· Read the assignment before class.
· Review your notes before class.
· Sit in the front of the room.
· Participate in class discussions.
· Ask questions.
· Watch for clues, such as:
- Repetition of information.
- Interest level of instructor in material.
· Find a note taking method that works for you.
- Cornell Method—Draw a vertical line 1½ inches from the left edge of the paper. Write your notes to the right of the line. Use the left side to write down key words and sample questions.
- Mind maps—Write the main concept of the lecture in the middle of the paper. Draw lines from the main concept outward and use key words to indicate related concepts.
- Outline—Use a Roman numeral outline or a free-form outline to organize notes.

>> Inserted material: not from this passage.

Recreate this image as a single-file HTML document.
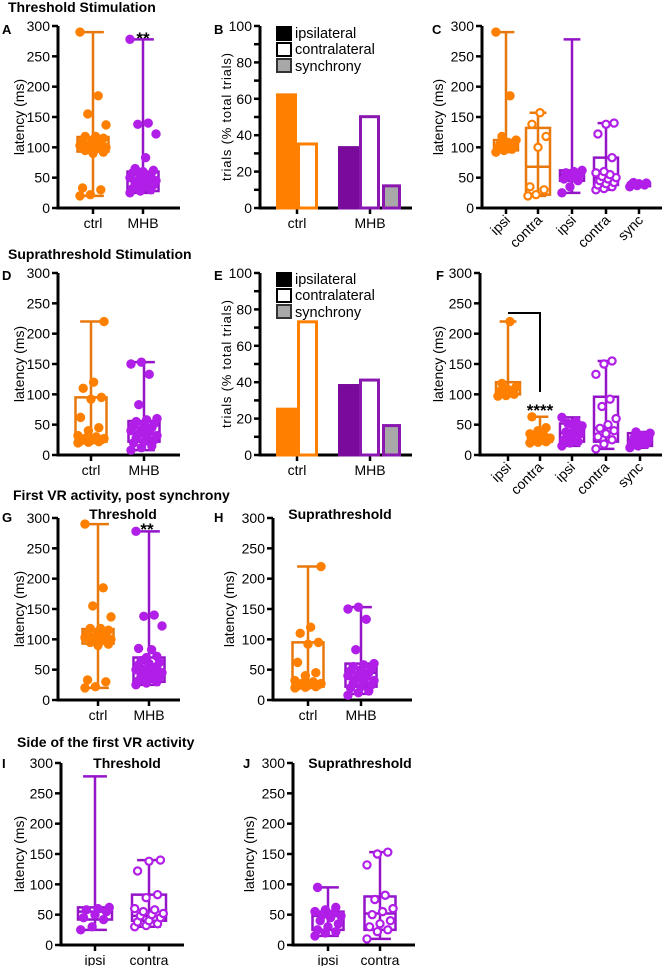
<!DOCTYPE html>
<html><head><meta charset="utf-8"><style>
html,body{margin:0;padding:0;background:#fff}
svg{display:block;font-family:"Liberation Sans",sans-serif}
.t{font-size:14px;text-anchor:end}
.c{font-size:14px;text-anchor:middle}
.b{font-weight:bold}
</style></head><body>
<svg id="s" width="666" height="966" viewBox="0 0 666 966">
<text x="8" y="12" class="b" font-size="14">Threshold Stimulation</text>
<text x="8" y="259" class="b" font-size="14">Suprathreshold Stimulation</text>
<text x="13" y="500" class="b" font-size="14">First VR activity, post synchrony</text>
<text x="17" y="747" class="b" font-size="14">Side of the first VR activity</text>
<g class="b" font-size="13">
<text x="2" y="34">A</text><text x="214" y="34">B</text><text x="432" y="34">C</text>
<text x="2" y="280">D</text><text x="214" y="280">E</text><text x="436" y="280">F</text>
<text x="2" y="522">G</text><text x="214" y="522">H</text><text x="2" y="768">I</text><text x="243" y="768">J</text>
</g>
<g class="b" font-size="14" text-anchor="middle">
<text x="123" y="519">Threshold</text><text x="340" y="519">Suprathreshold</text>
<text x="127" y="768">Threshold</text><text x="360" y="768">Suprathreshold</text>
</g>
<g class="b" font-size="17" text-anchor="middle">
<text x="143" y="44">**</text><text x="147" y="535">**</text><text x="540" y="416">****</text>
</g>
<g font-size="14" text-anchor="middle">
<text transform="translate(24,117) rotate(-90)">latency (ms)</text>
<text transform="translate(231,117) rotate(-90)" textLength="128" font-size="13">trials (% total trials)</text>
<text transform="translate(443,117) rotate(-90)">latency (ms)</text>
<text transform="translate(24,364) rotate(-90)">latency (ms)</text>
<text transform="translate(231,364) rotate(-90)" textLength="128" font-size="13">trials (% total trials)</text>
<text transform="translate(443,364) rotate(-90)">latency (ms)</text>
<text transform="translate(24,609) rotate(-90)">latency (ms)</text>
<text transform="translate(234,609) rotate(-90)">latency (ms)</text>
<text transform="translate(24,854) rotate(-90)">latency (ms)</text>
<text transform="translate(254,854) rotate(-90)">latency (ms)</text>
</g>
<!-- legends -->
<g font-size="14.5">
<rect x="276" y="26" width="16" height="15" fill="#000"/><text x="295" y="38">ipsilateral</text>
<rect x="277" y="43" width="14" height="13" fill="#fff" stroke="#000" stroke-width="2"/><text x="295" y="54">contralateral</text>
<rect x="277" y="59" width="14" height="13" fill="#a8a8a8" stroke="#333" stroke-width="2"/><text x="295" y="71">synchrony</text>
<rect x="276" y="272" width="16" height="15" fill="#000"/><text x="295" y="284">ipsilateral</text>
<rect x="277" y="289" width="14" height="13" fill="#fff" stroke="#000" stroke-width="2"/><text x="295" y="300">contralateral</text>
<rect x="277" y="305" width="14" height="13" fill="#a8a8a8" stroke="#333" stroke-width="2"/><text x="295" y="317">synchrony</text>
</g>
<!-- panels -->
<g id="A" transform="translate(58,208)"><g class="t"><text x="-8" y="5">0</text><text x="-8" y="-25.3">50</text><text x="-8" y="-55.7">100</text><text x="-8" y="-86">150</text><text x="-8" y="-116.3">200</text><text x="-8" y="-146.7">250</text><text x="-8" y="-177">300</text></g><g class="c"><text x="35" y="20">ctrl</text><text x="85" y="20">MHB</text></g></g>
<g id="B" transform="translate(260,208)"><g class="t"><text x="-8" y="5">0</text><text x="-8" y="-31.4">20</text><text x="-8" y="-67.8">40</text><text x="-8" y="-104.2">60</text><text x="-8" y="-140.6">80</text><text x="-8" y="-177">100</text></g><g class="c"><text x="37" y="20">ctrl</text><text x="110" y="20">MHB</text></g></g>
<g id="C" transform="translate(482,208)"><g class="t"><text x="-8" y="5">0</text><text x="-8" y="-25.3">50</text><text x="-8" y="-55.7">100</text><text x="-8" y="-86">150</text><text x="-8" y="-116.3">200</text><text x="-8" y="-146.7">250</text><text x="-8" y="-177">300</text></g>
<g class="t"><text transform="translate(29,13) rotate(-45)">ipsi</text><text transform="translate(61,13) rotate(-45)">contra</text><text transform="translate(95,13) rotate(-45)">ipsi</text><text transform="translate(129,13) rotate(-45)">contra</text><text transform="translate(162,13) rotate(-45)">sync</text></g></g>
<g id="D" transform="translate(58,455)"><g class="t"><text x="-8" y="5">0</text><text x="-8" y="-25.3">50</text><text x="-8" y="-55.7">100</text><text x="-8" y="-86">150</text><text x="-8" y="-116.3">200</text><text x="-8" y="-146.7">250</text><text x="-8" y="-177">300</text></g><g class="c"><text x="33" y="20">ctrl</text><text x="86" y="20">MHB</text></g></g>
<g id="E" transform="translate(260,455)"><g class="t"><text x="-8" y="5">0</text><text x="-8" y="-31.4">20</text><text x="-8" y="-67.8">40</text><text x="-8" y="-104.2">60</text><text x="-8" y="-140.6">80</text><text x="-8" y="-177">100</text></g><g class="c"><text x="37" y="20">ctrl</text><text x="110" y="20">MHB</text></g></g>
<g id="F" transform="translate(480,455)"><g class="t"><text x="-8" y="5">0</text><text x="-8" y="-25.3">50</text><text x="-8" y="-55.7">100</text><text x="-8" y="-86">150</text><text x="-8" y="-116.3">200</text><text x="-8" y="-146.7">250</text><text x="-8" y="-177">300</text></g>
<g class="t"><text transform="translate(32,13) rotate(-45)">ipsi</text><text transform="translate(64,13) rotate(-45)">contra</text><text transform="translate(96,13) rotate(-45)">ipsi</text><text transform="translate(130,13) rotate(-45)">contra</text><text transform="translate(164,13) rotate(-45)">sync</text></g></g>
<g id="G" transform="translate(58,700)"><g class="t"><text x="-8" y="5">0</text><text x="-8" y="-25.3">50</text><text x="-8" y="-55.7">100</text><text x="-8" y="-86">150</text><text x="-8" y="-116.3">200</text><text x="-8" y="-146.7">250</text><text x="-8" y="-177">300</text></g><g class="c"><text x="40" y="20">ctrl</text><text x="91" y="20">MHB</text></g></g>
<g id="H" transform="translate(273,700)"><g class="t"><text x="-8" y="5">0</text><text x="-8" y="-25.3">50</text><text x="-8" y="-55.7">100</text><text x="-8" y="-86">150</text><text x="-8" y="-116.3">200</text><text x="-8" y="-146.7">250</text><text x="-8" y="-177">300</text></g><g class="c"><text x="35" y="20">ctrl</text><text x="88" y="20">MHB</text></g></g>
<g id="I" transform="translate(61,945)"><g class="t"><text x="-8" y="5">0</text><text x="-8" y="-25.3">50</text><text x="-8" y="-55.7">100</text><text x="-8" y="-86">150</text><text x="-8" y="-116.3">200</text><text x="-8" y="-146.7">250</text><text x="-8" y="-177">300</text></g><g class="c"><text x="34" y="20">ipsi</text><text x="88" y="20">contra</text></g></g>
<g id="J" transform="translate(293,945)"><g class="t"><text x="-8" y="5">0</text><text x="-8" y="-25.3">50</text><text x="-8" y="-55.7">100</text><text x="-8" y="-86">150</text><text x="-8" y="-116.3">200</text><text x="-8" y="-146.7">250</text><text x="-8" y="-177">300</text></g><g class="c"><text x="35" y="20">ipsi</text><text x="87" y="20">contra</text></g></g>
<path d="M508,313H540V392" stroke="#000" stroke-width="2" fill="none"/>
</svg>
<script>
const NS='http://www.w3.org/2000/svg';
function el(p,t,a){const e=document.createElementNS(NS,t);for(const k in a)e.setAttribute(k,a[k]);p.appendChild(e);return e;}
const OR='#ff8000',ORL='#e8780c',PU='#b01ee8',PUL='#9414c8';
function axes(id,w,n,cats,minor){const g=document.getElementById(id);
 el(g,'path',{d:`M0,-182V0H${w}`,stroke:'#000','stroke-width':3,fill:'none'});
 const m=minor?n*2:n;
 for(let i=0;i<=m;i++){const y=-i*182/m;el(g,'line',{x1:-6,x2:0,y1:y,y2:y,stroke:'#000','stroke-width':2.5});}
 cats.forEach(c=>el(g,'line',{x1:c,x2:c,y1:0,y2:6,stroke:'#000','stroke-width':2.5}));return g;}
const s=v=>-v*182/300;
function box(id,cx,bw,lo,q1,md,q3,hi,col,dcol,dots,open){const g=document.getElementById(id);
 el(g,'line',{x1:cx,x2:cx,y1:s(lo),y2:s(hi),stroke:col,'stroke-width':2.5});
 [lo,hi].forEach(v=>el(g,'line',{x1:cx-bw*0.35,x2:cx+bw*0.35,y1:s(v),y2:s(v),stroke:col,'stroke-width':2.5}));
 el(g,'rect',{x:cx-bw/2,y:s(q3),width:bw,height:s(q1)-s(q3),fill:'none',stroke:col,'stroke-width':2.5});
 el(g,'line',{x1:cx-bw/2,x2:cx+bw/2,y1:s(md),y2:s(md),stroke:col,'stroke-width':2.5});
 dots.forEach((v,i)=>{const dx=(((i*37)%11)-5)/5*bw*0.42;
  el(g,'circle',{cx:cx+dx,cy:s(v),r:open?3.6:4.2,fill:open?'#fff':dcol,stroke:dcol,'stroke-width':open?2.2:1});});}
function bar(id,x0,x1,v,fill,stroke){const g=document.getElementById(id);const h=v*182/100;
 el(g,'rect',{x:x0+1.5,y:-h+1.5,width:x1-x0-3,height:h-1.5,fill:fill,stroke:stroke,'stroke-width':3});}
const Actrl=[20,22,30,33,90,92,95,97,100,100,102,103,105,108,110,112,115,118,118,137,155,185,290];
const Amhb=[25,28,30,32,35,38,40,42,45,45,48,50,52,55,58,60,62,65,83,122,138,140,278];
const Dctrl=[20,21,22,23,24,25,25,26,27,28,30,32,40,45,62,92,95,110,120,220];
const Dmhb=[8,12,15,20,22,25,28,30,32,35,38,40,42,45,48,50,52,55,58,60,83,133,150,153];
const BW=31;
axes('A',122,6,[35,85]);box('A',35,BW,20,93,103,117,290,ORL,OR,Actrl);box('A',85,BW,25,28,45,60,278,PUL,PU,Amhb);
axes('B',152,5,[37,110],true);bar('B',16,37,63,OR,OR);bar('B',37,58,36,'#fff',OR);bar('B',78,99,34,'#7a0a9c','#7a0a9c');bar('B',99,120,51,'#fff','#8a18b0');bar('B',122,141,13,'#a8a8a8','#8a18b0');
axes('C',180,6,[24,56,90,124,157]);
box('C',24,24,92,95,100,112,290,ORL,OR,[92,95,97,100,100,102,105,108,112,118,185,290]);
box('C',56,24,20,22,68,132,157,ORL,OR,[20,22,30,35,100,118,138,157],true);
box('C',90,24,25,45,55,62,278,PUL,PU,[25,35,45,48,50,55,58,60,62]);
box('C',124,24,30,38,50,83,140,PUL,PU,[30,32,35,38,40,42,45,48,50,52,55,58,60,83,122,138,140],true);
box('C',157,22,35,36,38,41,42,PUL,PU,[35,37,38,39,40,41,42]);
axes('D',122,6,[33,86]);box('D',33,BW,20,22,27,95,220,ORL,OR,Dctrl);box('D',86,BW,8,22,35,56,153,PUL,PU,Dmhb);
axes('E',152,5,[37,110],true);bar('E',16,37,26,OR,OR);bar('E',37,58,74,'#fff',OR);bar('E',78,99,39,'#7a0a9c','#7a0a9c');bar('E',99,120,42,'#fff','#8a18b0');bar('E',122,141,17,'#a8a8a8','#8a18b0');
axes('F',182,6,[28,60,92,126,160]);
box('F',28,24,97,100,108,120,220,ORL,OR,[97,98,100,105,108,112,118,220]);
box('F',60,24,20,22,27,32,63,ORL,OR,[20,21,22,23,24,25,26,27,28,30,32,35,40,45,63]);
box('F',92,24,15,22,36,52,62,PUL,PU,[15,20,22,25,30,35,38,42,48,52,55,62]);
box('F',126,24,10,22,44,96,155,PUL,PU,[10,18,25,30,35,40,44,50,60,80,92,133,150,155],true);
box('F',160,24,12,15,25,36,38,PUL,PU,[12,15,18,20,22,25,28,32,36,38]);
axes('G',122,6,[40,91]);box('G',40,BW,20,93,103,117,290,ORL,OR,Actrl);box('G',91,BW,25,30,50,70,278,PUL,PU,Amhb.concat([70,72,85]));
axes('H',139,6,[35,88]);box('H',35,BW,20,22,27,95,220,ORL,OR,Dctrl);box('H',88,BW,10,22,45,60,153,PUL,PU,Dmhb);
axes('I',123,6,[34,88]);box('I',34,34,25,42,55,62,278,PUL,PU,[25,30,42,45,50,55,58,60,62]);
box('I',88,34,30,40,48,83,140,PUL,PU,[30,32,35,38,40,45,48,50,52,55,58,60,78,83,122,138,140],true);
axes('J',122,6,[35,87]);box('J',35,BW,15,25,48,55,95,PUL,PU,[15,20,22,25,30,35,40,45,48,50,52,55,58,62,95]);
box('J',87,BW,10,25,52,80,153,PUL,PU,[10,22,25,30,35,40,50,55,60,75,82,132,150,153],true);
</script>
</body></html>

- Paragraphs—Write material out in brief, paragraph form. Focus more on key words and less on complete sentences.
· Write down material written on the board.

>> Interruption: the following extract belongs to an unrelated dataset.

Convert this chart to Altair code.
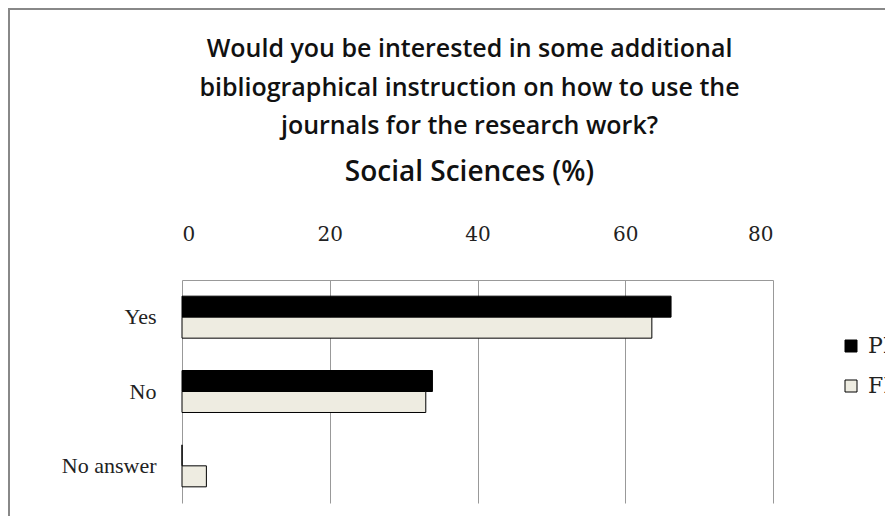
import altair as alt
import pandas as pd

categories = ["Yes", "No", "No answer"]
series = ["PL", "FR"]
pl_values = [66.2, 33.9, 0.0]
fr_values = [63.6, 33.0, 3.3]

rows = []
for i, c in enumerate(categories):
    rows.append({"answer": c, "country": "PL", "pct": pl_values[i]})
    rows.append({"answer": c, "country": "FR", "pct": fr_values[i]})
df = pd.DataFrame(rows)

W, H = 591, 223
PL_, PT, PR, PB = 174, 272, 112, 13

bars = alt.Chart(df).mark_bar(stroke="black", strokeWidth=1).encode(
    x=alt.X("pct:Q", scale=alt.Scale(domain=[0, 80]),
            axis=alt.Axis(orient="top", values=[0, 20, 40, 60, 80], title=None,
                          grid=True, gridColor="#999999", gridWidth=1,
                          ticks=False, domain=True, domainColor="#999999",
                          labelPadding=36, labelFont="DejaVu Serif", labelFontSize=20,
                          labelColor="#222222")),
    y=alt.Y("answer:N", sort=categories,
            scale=alt.Scale(paddingInner=0.435, paddingOuter=0.2175),
            axis=alt.Axis(title=None, ticks=False, domain=False, labelPadding=26,
                          labelFont="Liberation Serif", labelFontSize=22, labelColor="#222222")),
    yOffset=alt.YOffset("country:N", sort=series, scale=alt.Scale(paddingInner=0, paddingOuter=0)),
    color=alt.Color("country:N", sort=series,
                    scale=alt.Scale(domain=series, range=["#000000", "#EEECE1"]),
                    legend=alt.Legend(title=None, orient="none", legendX=658, legendY=55,
                                      symbolType="square", symbolSize=144,
                                      symbolStrokeColor="black", symbolStrokeWidth=1,
                                      rowPadding=18, labelFont="DejaVu Serif",
                                      labelFontSize=22, labelColor="#222222", labelOffset=6)),
)

border_df = pd.DataFrame({"k": [0]})
border = alt.Chart(border_df).mark_rect(fill=None, stroke="#888888", strokeWidth=2).encode(
    x=alt.value(-173), y=alt.value(-271), x2=alt.value(W + 200), y2=alt.value(H + 100)
)

chart = alt.layer(border, bars).properties(
    width=W, height=H,
    autosize=alt.AutoSizeParams(type="none"),
    padding={"left": PL_, "top": PT, "right": PR, "bottom": PB},
    title=alt.TitleParams(
        text=["Would you be interested in some additional",
              "bibliographical instruction on how to use the",
              "journals for the research work?"],
        subtitle="Social Sciences (%)",
        anchor="middle", offset=-179, dx=-8,
        font="Open Sans", fontSize=25, fontWeight=600, lineHeight=38.5, color="#111111",
        subtitleFont="Open Sans", subtitleFontSize=28, subtitleFontWeight=600,
        subtitleColor="#111111", subtitlePadding=20,
    ),
).configure_view(stroke=None)

chart.save("out.html", embed_options={"renderer": "svg", "actions": False})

· Note points that have introductory, concluding, or transitional words or phrases in them.
· Write on one side of the paper.
· Place notes in a three-ring binder.
· Use 3×5 cards—one card per new concept.
· Label, number, and date all notes.
· Create a symbol to indicate when you missed part of a lecture or are confused about something.
· Leave plenty of blank space in notes.
· Use a tape recorder.
· Take notes in different colors.
· Review notes within 24 hours to retain more information.
· Edit notes for clarification during first review.
· Write key words along margins.
· Spend an hour per subject per week reviewing lecture and lab notes.